Spanish TV series “The Plague” (La Peste) is the most expensive Spanish TV production to date with a budget of 10 million euros, around 200 actors, over 2,000 extras and 400 technical experts. The show is based in 16th century Seville, but as pretty much nothing of the city exists today it was up to the visual effects team to recreate it for the TV audience.
Here are a few stills showing “before and after”.

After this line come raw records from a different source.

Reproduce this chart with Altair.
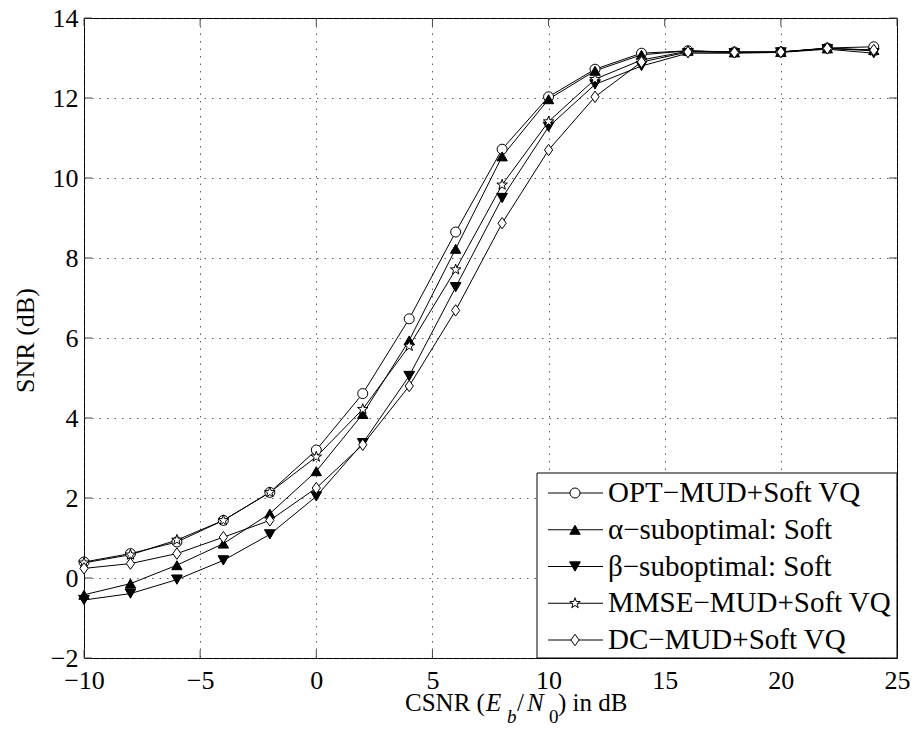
import altair as alt
import pandas as pd

# ---------------- data ----------------
csnr = [-10, -8, -6, -4, -2, 0, 2, 4, 6, 8, 10, 12, 14, 16, 18, 20, 22, 24]
opt_mud = [0.40, 0.61, 0.90, 1.44, 2.14, 3.20, 4.61, 6.48, 8.65, 10.72, 12.03, 12.72, 13.12, 13.18, 13.15, 13.15, 13.25, 13.28]
alpha_sub = [-0.42, -0.14, 0.32, 0.86, 1.61, 2.67, 4.10, 5.94, 8.23, 10.54, 11.97, 12.68, 13.08, 13.18, 13.14, 13.15, 13.24, 13.20]
beta_sub = [-0.55, -0.39, -0.04, 0.44, 1.09, 2.04, 3.37, 5.05, 7.27, 9.50, 11.28, 12.34, 12.80, 13.12, 13.12, 13.14, 13.22, 13.12]
mmse_mud = [0.38, 0.58, 0.95, 1.44, 2.14, 3.03, 4.22, 5.80, 7.71, 9.83, 11.41, 12.47, 12.95, 13.17, 13.15, 13.15, 13.24, 13.18]
dc_mud = [0.24, 0.36, 0.61, 1.02, 1.44, 2.25, 3.33, 4.80, 6.69, 8.87, 10.70, 12.03, 12.90, 13.15, 13.14, 13.15, 13.24, 13.20]

names = ["OPT\u2212MUD+Soft VQ", "\u03b1\u2212suboptimal: Soft", "\u03b2\u2212suboptimal: Soft",
         "MMSE\u2212MUD+Soft VQ", "DC\u2212MUD+Soft VQ"]
series_values = [opt_mud, alpha_sub, beta_sub, mmse_mud, dc_mud]

x_ticks = [-10, -5, 0, 5, 10, 15, 20, 25]
y_ticks = [-2, 0, 2, 4, 6, 8, 10, 12, 14]

# ---------------- styling ----------------
FONT = "Liberation Serif"
STAR = "M0,-1L0.235,-0.324L0.951,-0.309L0.380,0.124L0.588,0.809L0,0.4L-0.588,0.809L-0.380,0.124L-0.951,-0.309L-0.235,-0.324Z"
DIAMOND = "M0,-1L0.72,0L0,1L-0.72,0Z"
shapes = ["circle", "triangle-up", "triangle-down", STAR, DIAMOND]
fills = ["white", "black", "black", "white", "white"]
sizes = [100, 130, 130, 160, 180]

W, H = 813, 640
TOP = 10
LEFT = 76
RIGHT = 902 - LEFT - W
BOTTOM = 720 - TOP - H

rows = []
for n, vals in zip(names, series_values):
    for xv, yv in zip(csnr, vals):
        rows.append({"x": xv, "y": yv, "series": n})
df = pd.DataFrame(rows)

xscale = alt.Scale(domain=[-10, 25], nice=False, zero=False)
yscale = alt.Scale(domain=[-2, 14], nice=False, zero=False)
shape_enc = alt.Shape("series:N", scale=alt.Scale(domain=names, range=shapes), legend=None)
fill_enc = alt.Fill("series:N", scale=alt.Scale(domain=names, range=fills), legend=None)
size_enc = alt.Size("series:N", scale=alt.Scale(domain=names, range=sizes), legend=None)

x_axis = alt.Axis(values=x_ticks, title=None, grid=True, domain=False, ticks=False,
                  labelFont=FONT, labelFontSize=26, labelColor="black", labelFlush=False,
                  labelPadding=9, gridDash=[1.5, 6], gridColor="#333", gridOpacity=0.8)

lines = alt.Chart(df).mark_line(color="black", strokeWidth=1).encode(
    x=alt.X("x:Q", scale=xscale, axis=x_axis),
    y=alt.Y("y:Q", scale=yscale,
            axis=alt.Axis(values=y_ticks, grid=True, domain=False, ticks=False,
                          labelFont=FONT, labelFontSize=26, labelColor="black", labelFlush=False,
                          labelPadding=6, gridDash=[1.5, 6], gridColor="#333", gridOpacity=0.8,
                          title="SNR (dB)", titleFont=FONT, titleFontSize=26, titleFontWeight="normal",
                          titleColor="black", titleX=-51, titleY=322, titleAngle=-90,
                          titleAlign="center", titleBaseline="alphabetic")),
    detail="series:N",
    order="x:Q",
)

points = alt.Chart(df).mark_point(filled=True, stroke="black", strokeWidth=1, opacity=1).encode(
    x=alt.X("x:Q", scale=xscale, axis=x_axis),
    y=alt.Y("y:Q", scale=yscale, axis=None),
    shape=shape_enc, fill=fill_enc, size=size_enc,
)

# inward ticks (Matlab style)
xt = pd.DataFrame({"x": x_ticks})
yt = pd.DataFrame({"v": y_ticks})
tick_col = "#444"
tb = alt.Chart(xt).mark_rule(color=tick_col, strokeWidth=1).encode(
    x=alt.X("x:Q", scale=xscale, axis=x_axis), y=alt.value(H), y2=alt.value(H - 8))
tt = alt.Chart(xt).mark_rule(color=tick_col, strokeWidth=1).encode(
    x=alt.X("x:Q", scale=xscale, axis=x_axis), y=alt.value(0), y2=alt.value(8))
tl = alt.Chart(yt).mark_rule(color=tick_col, strokeWidth=1).encode(
    y=alt.Y("v:Q", scale=yscale, axis=None), x=alt.value(0), x2=alt.value(8))
tr = alt.Chart(yt).mark_rule(color=tick_col, strokeWidth=1).encode(
    y=alt.Y("v:Q", scale=yscale, axis=None), x=alt.value(W), x2=alt.value(W - 8))

# legend
LEG_FS = 29
leg = pd.DataFrame({"series": names, "i": list(range(len(names)))})
ly = alt.Y("i:Q", scale=alt.Scale(domain=[0, 4], range=[475, 622]), axis=None)
one = pd.DataFrame({"a": [0]})
leg_box = alt.Chart(one).mark_rect(fill="white", stroke="black", strokeWidth=1).encode(
    x=alt.value(453), x2=alt.value(W), y=alt.value(455), y2=alt.value(H))
leg_line = alt.Chart(leg).mark_rule(color="black", strokeWidth=1).encode(
    y=ly, x=alt.value(464), x2=alt.value(519))
leg_pt = alt.Chart(leg).mark_point(filled=True, stroke="black", strokeWidth=1, opacity=1).encode(
    y=ly, x=alt.value(491), shape=shape_enc, fill=fill_enc, size=size_enc)
leg_txt = alt.Chart(leg).mark_text(align="left", baseline="middle", font=FONT, fontSize=LEG_FS,
                                   color="black").encode(
    y=ly, x=alt.value(524), text="series:N")

# x title with sub-scripts
def piece(txt, px, py, size=25, style="normal"):
    return alt.Chart(one).mark_text(align="left", baseline="alphabetic", font=FONT,
                                    fontSize=size, fontStyle=style, color="black").encode(
        x=alt.value(px), y=alt.value(py), text=alt.value(txt))

base_y = 711 - 8 - TOP
sub_y = 723 - 8 - TOP
xtitle = [
    piece("CSNR (", 321, base_y),
    piece("E", 402, base_y, style="italic"),
    piece("b", 423, sub_y, size=19, style="italic"),
    piece("/", 433, base_y),
    piece("N", 443, base_y, style="italic"),
    piece("0", 465, sub_y, size=19),
    piece(") in dB", 474, base_y),
]

chart = alt.layer(
    lines, points, tb, tt, tl, tr,
    leg_box, leg_line, leg_pt, leg_txt, *xtitle
).resolve_scale(y="independent").properties(
    width=W, height=H,
    padding={"left": LEFT, "top": TOP, "right": RIGHT, "bottom": BOTTOM},
    autosize=alt.AutoSizeParams(type="none"),
).configure_view(stroke="black", strokeWidth=1)

chart.save("out.html", embed_options={"renderer": "svg", "actions": False})
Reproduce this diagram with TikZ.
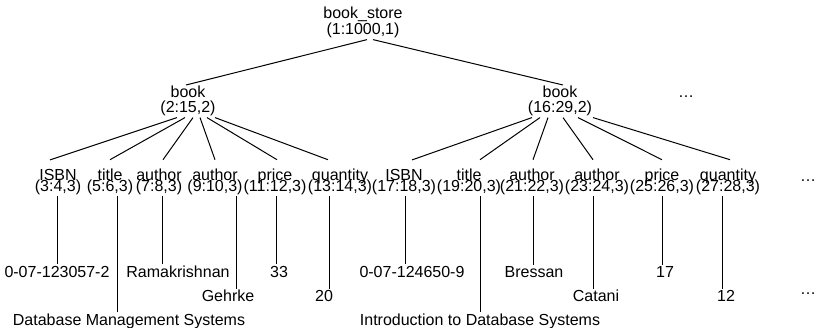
\documentclass[tikz,border=0pt]{standalone}
\usepackage{fontspec}
\setmainfont{Liberation Sans}
\usetikzlibrary{positioning}

\begin{document}
\begin{tikzpicture}[
    x=0.75pt, y=-0.75pt,
    every node/.style={inner sep=1pt, outer sep=0pt},
    top/.style={align=center, font=\fontsize{12}{12.5}\selectfont},
    elem/.style={align=center, font=\fontsize{12}{11.25}\selectfont},
    leaf/.style={align=center,
                 font={\fontsize{12}{8.25}\selectfont\lineskiplimit=-1em}},
    val/.style={anchor=base, font=\fontsize{12}{14}\selectfont},
    more/.style={val},
    link/.style={line width=0.75pt},
  ]
    \useasboundingbox (0,0) rectangle (818,328);

    % element nodes
    \node[top] (store) at (363,22.5) {book\_store\\(1:1000,1)};
    \node[elem] (book1) at (188,101.3) {book\\(2:15,2)};
    \node[elem] (book2) at (560,101.3) {book\\(16:29,2)};
    \node[more] (dots1) at (686,98) {…};

    % children of the first book
    \node[leaf] (isbn1) at (58,182) {ISBN\\(3:4,3)};
    \node[leaf] (title1) at (110,182) {title\\(5:6,3)};
    \node[leaf] (authA) at (159,182) {author\\(7:8,3)};
    \node[leaf] (authB) at (215,182) {author\\(9:10,3)};
    \node[leaf] (price1) at (275,182) {price\\(11:12,3)};
    \node[leaf] (qty1) at (340,182) {quantity\\(13:14,3)};
    % children of the second book
    \node[leaf] (isbn2) at (404,182) {ISBN\\(17:18,3)};
    \node[leaf] (title2) at (469,182) {title\\(19:20,3)};
    \node[leaf] (authC) at (532,182) {author\\(21:22,3)};
    \node[leaf] (authD) at (597,182) {author\\(23:24,3)};
    \node[leaf] (price2) at (662,182) {price\\(25:26,3)};
    \node[leaf] (qty2) at (728,182) {quantity\\(27:28,3)};
    \node[more] (dots2) at (808,181) {…};

    % text values
    \node[val] (isbnval1) at (57,277) {0-07-123057-2};
    \node[val] (titleval1) at (129,325) {Database Management Systems};
    \node[val] (authvalA) at (178,277) {Ramakrishnan};
    \node[val] (authvalB) at (228,301.5) {Gehrke};
    \node[val] (priceval1) at (279,277) {33};
    \node[val] (qtyval1) at (324,301.5) {20};
    \node[val] (isbnval2) at (412,277) {0-07-124650-9};
    \node[val] (titleval2) at (480,325) {Introduction to Database Systems};
    \node[val] (authvalC) at (534,277) {Bressan};
    \node[val] (authvalD) at (596,301.5) {Catani};
    \node[val] (priceval2) at (665,277) {17};
    \node[val] (qtyval2) at (726,301.5) {12};
    \node[more] (dots3) at (808,294) {…};

    % root to books
    \draw[link] ([xshift=3pt]store.south) -- ([xshift=-1.5pt]book1.north);
    \draw[link] ([xshift=7.5pt]store.south) -- ([xshift=2.25pt]book2.north);

    % book to children
    \draw[link] ([xshift=-8.25pt]book1.south) -- ([xshift=-6pt,yshift=6pt]isbn1.north);
    \draw[link] ([xshift=-2.25pt]book1.south) -- ([yshift=6pt]title1.north);
    \draw[link] ([xshift=3.75pt]book1.south) -- ([xshift=3pt,yshift=6pt]authA.north);
    \draw[link] ([xshift=9pt]book1.south) -- ([yshift=6pt]authB.north);
    \draw[link] ([xshift=14.25pt]book1.south) -- ([xshift=1.5pt,yshift=6pt]price1.north);
    \draw[link] ([xshift=20.25pt]book1.south) -- ([xshift=-9pt,yshift=6pt]qty1.north);
    \draw[link] ([xshift=-21pt]book2.south) -- ([xshift=6pt,yshift=6pt]isbn2.north);
    \draw[link] ([xshift=-15pt]book2.south) -- ([xshift=8.25pt,yshift=6pt]title2.north);
    \draw[link] ([xshift=-9pt]book2.south) -- ([xshift=0.75pt,yshift=6pt]authC.north);
    \draw[link] ([xshift=2.25pt]book2.south) -- ([xshift=-3pt,yshift=6pt]authD.north);
    \draw[link] ([xshift=13.5pt]book2.south) -- ([yshift=6pt]price2.north);
    \draw[link] ([xshift=24.75pt]book2.south) -- ([xshift=1.5pt,yshift=6pt]qty2.north);

    % children to their values
    \draw[link] ([xshift=-0.75pt]isbn1.south) -- ([xshift=-0.75pt]isbn1.south |- isbnval1.north);
    \draw[link] ([xshift=5.25pt]title1.south) -- ([xshift=5.25pt]title1.south |- titleval1.north);
    \draw[link] ([xshift=2.25pt]authA.south) -- ([xshift=2.25pt]authA.south |- authvalA.north);
    \draw[link] ([xshift=15.75pt]authB.south) -- ([xshift=15.75pt]authB.south |- authvalB.north);
    \draw[link] ([xshift=0.75pt]price1.south) -- ([xshift=0.75pt]price1.south |- priceval1.north);
    \draw[link] ([xshift=-8.25pt]qty1.south) -- ([xshift=-8.25pt]qty1.south |- qtyval1.north);
    \draw[link] ([xshift=0.75pt]isbn2.south) -- ([xshift=0.75pt]isbn2.south |- isbnval2.north);
    \draw[link] ([xshift=8.25pt]title2.south) -- ([xshift=8.25pt]title2.south |- titleval2.north);
    \draw[link] ([xshift=0.75pt]authC.south) -- ([xshift=0.75pt]authC.south |- authvalC.north);
    \draw[link] ([xshift=-3pt]authD.south) -- ([xshift=-3pt]authD.south |- authvalD.north);
    \draw[link] (price2.south) -- (price2.south |- priceval2.north);
    \draw[link] ([xshift=-4.5pt]qty2.south) -- ([xshift=-4.5pt]qty2.south |- qtyval2.north);
  \end{tikzpicture}
\end{document}
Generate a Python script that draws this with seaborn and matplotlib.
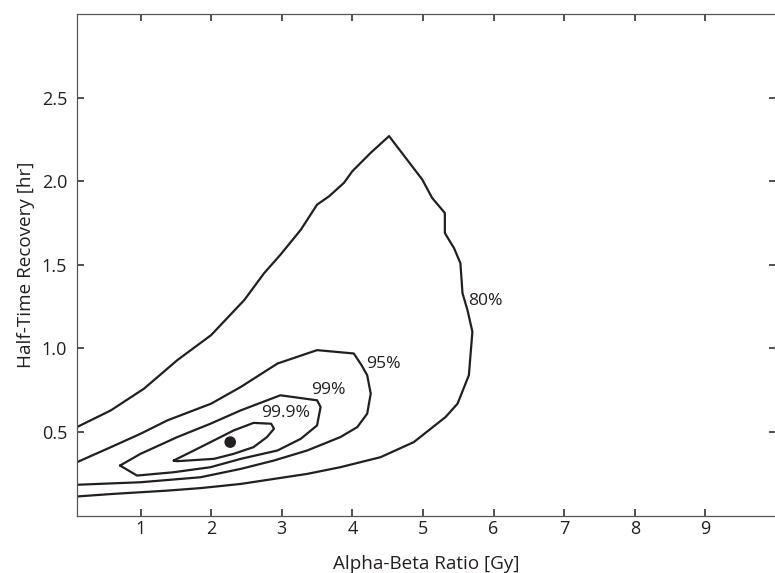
import numpy as np
import pandas as pd
import matplotlib.pyplot as plt
import seaborn as sns

# 置信区域等高线
x80 = [0.10, 0.58, 1.05, 1.52, 2.00, 2.47, 2.75, 2.98, 3.27, 3.50, 3.67, 3.88, 4.00,
       4.26, 4.52, 4.61, 4.99, 5.13, 5.31, 5.31, 5.44, 5.53, 5.56, 5.63, 5.70, 5.65,
       5.49, 5.32, 4.87, 4.40, 3.83, 3.36, 2.89, 2.42, 1.85, 1.38, 0.60, 0.10]
y80 = [0.53, 0.63, 0.76, 0.93, 1.08, 1.29, 1.45, 1.56, 1.71, 1.86, 1.91, 1.99, 2.06,
       2.17, 2.27, 2.22, 2.01, 1.90, 1.81, 1.69, 1.60, 1.51, 1.33, 1.23, 1.10, 0.84,
       0.67, 0.59, 0.44, 0.35, 0.29, 0.25, 0.22, 0.19, 0.165, 0.15, 0.13, 0.115]

x95 = [0.10, 0.58, 1.00, 1.38, 2.00, 2.42, 2.94, 3.50, 4.02, 4.13, 4.21, 4.26,
       4.21, 4.07, 3.83, 3.36, 2.89, 2.42, 1.85, 1.00, 0.10]
y95 = [0.32, 0.41, 0.49, 0.57, 0.67, 0.77, 0.91, 0.99, 0.97, 0.90, 0.84, 0.73,
       0.61, 0.53, 0.47, 0.39, 0.33, 0.28, 0.23, 0.20, 0.185]

x99 = [0.71, 1.00, 1.52, 1.99, 2.42, 2.98, 3.50, 3.55, 3.50, 3.27, 2.94, 2.42, 1.99,
       1.47, 0.95, 0.71]
y99 = [0.30, 0.37, 0.47, 0.55, 0.63, 0.72, 0.69, 0.65, 0.54, 0.46, 0.39, 0.34, 0.29,
       0.26, 0.24, 0.30]

x999 = [1.47, 1.85, 2.32, 2.60, 2.85, 2.89, 2.79, 2.60, 2.32, 2.04, 1.52, 1.47]
y999 = [0.33, 0.41, 0.51, 0.555, 0.55, 0.52, 0.47, 0.41, 0.37, 0.34, 0.326, 0.33]

# 最佳拟合点
best_x = [2.27]
best_y = [0.44]

levels = ["80%", "95%", "99%", "99.9%"]
level_x = [5.645, 4.20, 3.41, 2.71]
level_y = [1.26, 0.886, 0.73, 0.59]

x_ticks = [1, 2, 3, 4, 5, 6, 7, 8, 9]
y_ticks = [0.5, 1.0, 1.5, 2.0, 2.5]
y_tick_labels = ["0.5", "1.0", "1.5", "2.0", "2.5"]

sns.set_style("ticks")
plt.rcParams["font.family"] = ["Open Sans", "DejaVu Sans"]

ink = "#231f20"

fig = plt.figure(figsize=(7.75, 5.73), dpi=100)
ax = fig.add_axes([77 / 775, (573 - 515.7) / 573, (776 - 77) / 775, (515.7 - 14) / 573])

for xs, ys in [(x80, y80), (x95, y95), (x99, y99), (x999, y999)]:
    sns.lineplot(x=xs, y=ys, sort=False, estimator=None, color=ink,
                 linewidth=1.6, ax=ax)

sns.scatterplot(x=best_x, y=best_y, color=ink, s=70, edgecolor="none", ax=ax, zorder=5)

for lab, lx, ly in zip(levels, level_x, level_y):
    ax.text(lx, ly, lab, ha="left", va="baseline", fontsize=12.6, color=ink)

ax.set_xlim(0.1, 10)
ax.set_ylim(0, 3)
ax.set_xticks(x_ticks)
ax.set_yticks(y_ticks)
ax.set_yticklabels(y_tick_labels)

ax.tick_params(direction="in", top=True, right=True, length=5, width=1.1,
               color=ink, labelsize=13, labelcolor=ink)
ax.tick_params(axis="x", pad=3)
ax.tick_params(axis="y", pad=7)

for side in ["left", "bottom", "top", "right"]:
    ax.spines[side].set_color("#555555")
    ax.spines[side].set_linewidth(0.9)

ax.set_xlabel("Alpha-Beta Ratio [Gy]", fontsize=13.6, color=ink, labelpad=12)
ax.set_ylabel("Half-Time Recovery [hr]", fontsize=13.6, color=ink, labelpad=5)

fig.savefig("out.png", dpi=100)
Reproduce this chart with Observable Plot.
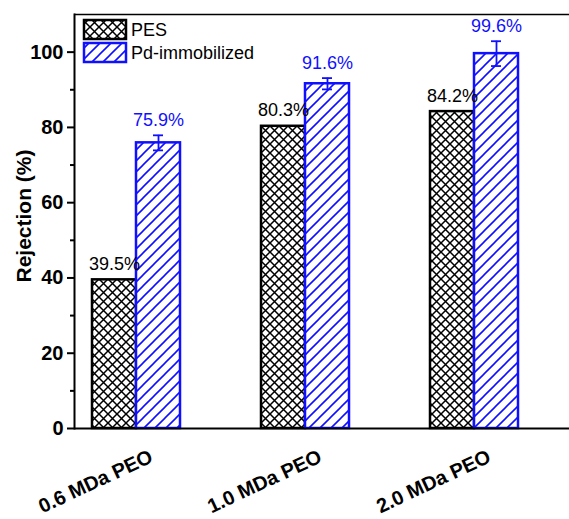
<!DOCTYPE html>
<html>
<head>
<meta charset="utf-8">
<script src="https://cdn.jsdelivr.net/npm/d3@7"></script>
<script src="https://cdn.jsdelivr.net/npm/@observablehq/plot@0.6"></script>
<style>
  body { margin: 0; background: #fff; }
  #chart svg { display: block; }
</style>
</head>
<body>
<div id="chart"></div>
<script>
// Rejection of PEO solutes by pristine and Pd-immobilized membranes
const groups = ["0.6 MDa PEO", "1.0 MDa PEO", "2.0 MDa PEO"];
const pesValues = [39.5, 80.3, 84.2];
const pdValues = [75.9, 91.6, 99.6];
const pdErrors = [2.0, 1.5, 3.3];
const seriesNames = ["PES", "Pd-immobilized"];
const majorTicks = [0, 20, 40, 60, 80, 100];
const minorTicks = [10, 30, 50, 70, 90];

const BLUE = "#1010ff";
const FONT = "Arial, 'Liberation Sans', Helvetica, sans-serif";

const pes = groups.map((g, i) => ({group: g, value: pesValues[i]}));
const pd = groups.map((g, i) => ({group: g, value: pdValues[i], err: pdErrors[i]}));

const half = 22; // half of the band: each series takes one side of its group
const pct = v => v.toFixed(1) + "%";

const chart = Plot.plot({
  width: 569,
  height: 519,
  marginTop: 14,
  marginBottom: 91,
  marginLeft: 74,
  marginRight: 0,
  style: {fontFamily: FONT, background: "#fff", color: "#000"},
  x: {domain: groups, range: [92, 518.6], paddingInner: 0.48, paddingOuter: 0, axis: null},
  y: {domain: [0, 110]},
  marks: [
    Plot.barY(pes, {x: "group", y: "value", insetRight: 2 * half,
      fill: "url(#xhatch)", stroke: "#000", strokeWidth: 2.5}),
    Plot.barY(pd, {x: "group", y: "value", insetLeft: 2 * half,
      fill: "url(#dhatch)", stroke: BLUE, strokeWidth: 2.5}),
    Plot.ruleX(pd, {x: "group", y1: d => d.value - d.err, y2: d => d.value + d.err,
      dx: half, stroke: BLUE, strokeWidth: 1.8}),
    Plot.tickY(pd, {x: "group", y: d => d.value + d.err, dx: half,
      insetLeft: 2 * half - 5, insetRight: 2 * half - 5, stroke: BLUE, strokeWidth: 1.8}),
    Plot.tickY(pd, {x: "group", y: d => d.value - d.err, dx: half,
      insetLeft: 2 * half - 5, insetRight: 2 * half - 5, stroke: BLUE, strokeWidth: 1.8}),
    Plot.text(pes, {x: "group", y: "value", text: d => pct(d.value), dx: -half, dy: -10,
      lineAnchor: "bottom", fontSize: 18, fill: "#000"}),
    Plot.text(pd, {x: "group", y: d => d.value + d.err, text: d => pct(d.value), dx: half, dy: -9,
      lineAnchor: "bottom", fontSize: 18, fill: BLUE}),
    Plot.ruleY([0], {stroke: "#000", strokeWidth: 2}),
    Plot.ruleY([110], {stroke: "#000", strokeWidth: 1.5}),
    Plot.frame({anchor: "left", stroke: "#000", strokeWidth: 2}),
    Plot.axisY({ticks: majorTicks, tickSize: 7, tickPadding: 4, fontSize: 20,
      fontWeight: "bold", strokeWidth: 2, label: null}),
    Plot.axisY({ticks: minorTicks, tickSize: 4, text: null, strokeWidth: 2, label: null}),
    // slanted category labels under each group
    Plot.text(groups, {x: d => d, frameAnchor: "bottom", text: d => d, rotate: -25,
      textAnchor: "end", lineAnchor: "middle", dx: 15, dy: 27,
      fontSize: 20, fontWeight: "bold", fill: "#000"})
  ]
});

const svg = d3.select(chart);
const defs = svg.insert("defs", ":first-child");

// cross-hatch fill for the PES bars
const xp = defs.append("pattern").attr("id", "xhatch")
  .attr("patternUnits", "userSpaceOnUse").attr("width", 9).attr("height", 9);
xp.append("rect").attr("width", 9).attr("height", 9).attr("fill", "#fff");
xp.append("path").attr("d", "M0,0L9,9M0,9L9,0")
  .attr("stroke", "#000").attr("stroke-width", 1.5).attr("fill", "none");

// diagonal hatch fill for the Pd-immobilized bars
const dp = defs.append("pattern").attr("id", "dhatch")
  .attr("patternUnits", "userSpaceOnUse").attr("width", 11).attr("height", 11);
dp.append("rect").attr("width", 11).attr("height", 11).attr("fill", "#fff");
dp.append("path").attr("d", "M0,11L11,0M-2,2L2,-2M9,13L13,9")
  .attr("stroke", BLUE).attr("stroke-width", 1.6).attr("fill", "none");

// y-axis title
svg.append("text")
  .attr("transform", "translate(25,216) rotate(-90)")
  .attr("text-anchor", "middle").attr("dominant-baseline", "middle")
  .attr("font-family", FONT).attr("font-size", 21).attr("font-weight", "bold")
  .attr("fill", "#000").text("Rejection (%)");

// legend in the upper-left corner of the plot area
const legend = svg.append("g").attr("font-family", FONT).attr("font-size", 18)
  .attr("text-anchor", "start");
const swatches = [{fill: "url(#xhatch)", stroke: "#000"}, {fill: "url(#dhatch)", stroke: BLUE}];
seriesNames.forEach((name, i) => {
  const y0 = 20 + i * 23;
  legend.append("rect").attr("x", 84).attr("y", y0).attr("width", 42).attr("height", 19)
    .attr("fill", swatches[i].fill).attr("stroke", swatches[i].stroke).attr("stroke-width", 2.5);
  legend.append("text").attr("x", 131).attr("y", y0 + 16).attr("fill", "#000").text(name);
});

document.getElementById("chart").appendChild(chart);
</script>
</body>
</html>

A rather empty landscape gets populated:
At the beginning of the first episode, the main character appears on horseback looking down on Seville from a distance. The only real thing in this scene was the horse. In fact, the character was on a hill overlooking a motorway and, using a green screen, 16th-century Seville was reconstructed using computer-generated 3D elements. And here it is after the magic has been worked by the visual effects team:
The studio behind the visual effects Twin Pines have released a video that shows how it all works:
“The job of reconstructing the city was formidable given that there is practically nothing existing today of 16th-century Seville”, explained Juanma Nogales, VFX supervisor at Twin Pines. “It required a painstaking process combining historical seriousness with aesthetic taste. And that’s where the collaboration between all the different teams came in: art (Pepe Domínguez), make-up (Yolanda Piña), photography (Pau Esteve), VFX (Juan Ventura, Juanma Nogales), postproduction (José Moyano, Iván Benjumea)… Unless everybody is on the same page, working in the same direction, such an ambitious production as The Plague would not have been possible. And the results are there for everyone to see.”